Let's build another graph $H$ in the following way. Each vertex $v \in X$ becomes a vertex of $H$. Each vertex $u \in Y$ turns into two vertices $u_1$ and $u_2$ of $H$. For every edge $\{\,v, u\,\} \in E(G)$ there are two edges $\{\,v, u_1\,\}$ and $\{\,v, u_2\,\}$ of $H$. It is easy to see that maximum matching in the graph $H$ has the same cardinality as maximum b-matching in the graph $G$. Let's denote it's cardinality as $c$.
To answer the second part let's build yet another graph $F_k$. Each vertex $v \in X$ becomes a vertex of $F_k$. Each vertex $u \in Y$ turns into two adjacent vertices $u_1, u_2 \in U$. For every edge $\{\,v, u\,\} \in E(G)$ there are two edges $\{\,v, u_1\,\}$ and $\{\,v, u_2\,\}$ of $F_k$. Let's add set $V$ of $|X| - c$ vertices each of which is adjacent to every vertex $v \in X$. Let's add set $W$ of $k$ vertices each of which is adjacent to every $u_1$.
Now the graph $F_k$ has perfect matching if and only if there is b-matching in the graph $G$ of cardinality $c$ with exactly $\frac{c + k}2$ vertices of $Y$ being matched. Indeed if such b-matching exists, there are $\frac{c - k}2$ vertices of $Y$ that are matched to two vertices each, and $k$ vertices of $Y$ that are matched to a single vertex. Then in the graph $F_k$ there is a perfect matching in which $\frac{c - k}2$ pairs of adjacent vertices of $U$ that are matched to vertices of $X$. There are $k$ more vertices $u_2$ from $U$ that are matched to vertices of $X$ and $k$ more vertices $u_1$ from $U$ that are matched to vertices of $W$. Remaining vertices of $U$ induce a perfect matching. Remaining $|X| - c$ vertices of $X$ are matched to vertices from $V$. And there are no more unmatched vertices.

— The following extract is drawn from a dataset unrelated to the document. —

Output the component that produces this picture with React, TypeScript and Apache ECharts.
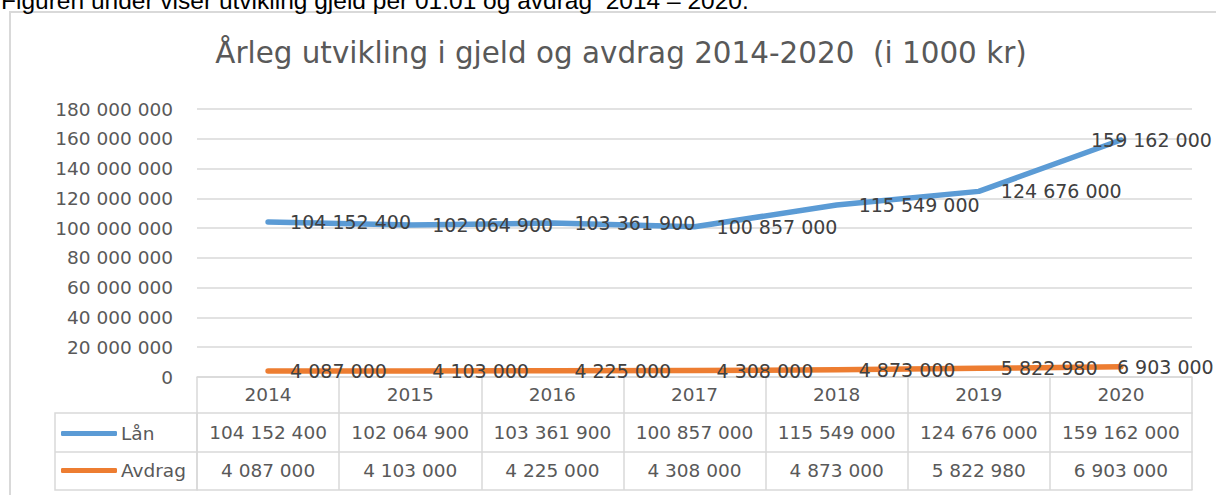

On the other hand, if a perfect matching exists in the graph $F_k$ then all $k$ vertices of $W$ are matched to $k$ vertices of $U$. Their $k$ counterparts in $U$ are matched to $k$ vertices of $X$ and correspond to vertices of $Y$ that are matched in $G$ to a single vertex of $X$ each. All $|X| - c$ vertices of $V$ are matched to $|X| - c$ vertices of $X$. That's why remaining $c - k$ vertices of $X$ are matched to vertices of $U$ which correspond to $\frac{c - k}2$ vertices of $Y$ that are matched in $G$ to two vertices of $X$ each. Remaining vertices of $U$ are matched to each other.
So it is possible to use binary search to find minimum possible $k$. So the total time is $\mathrm{O}(M(n, m) \log n)$, where $n = |G|$, $m = |E(G)|$, and $M(n, m)$ is time required to find maximum matching. I guess it could be optimized a bit further, just to one or two maximum matchings.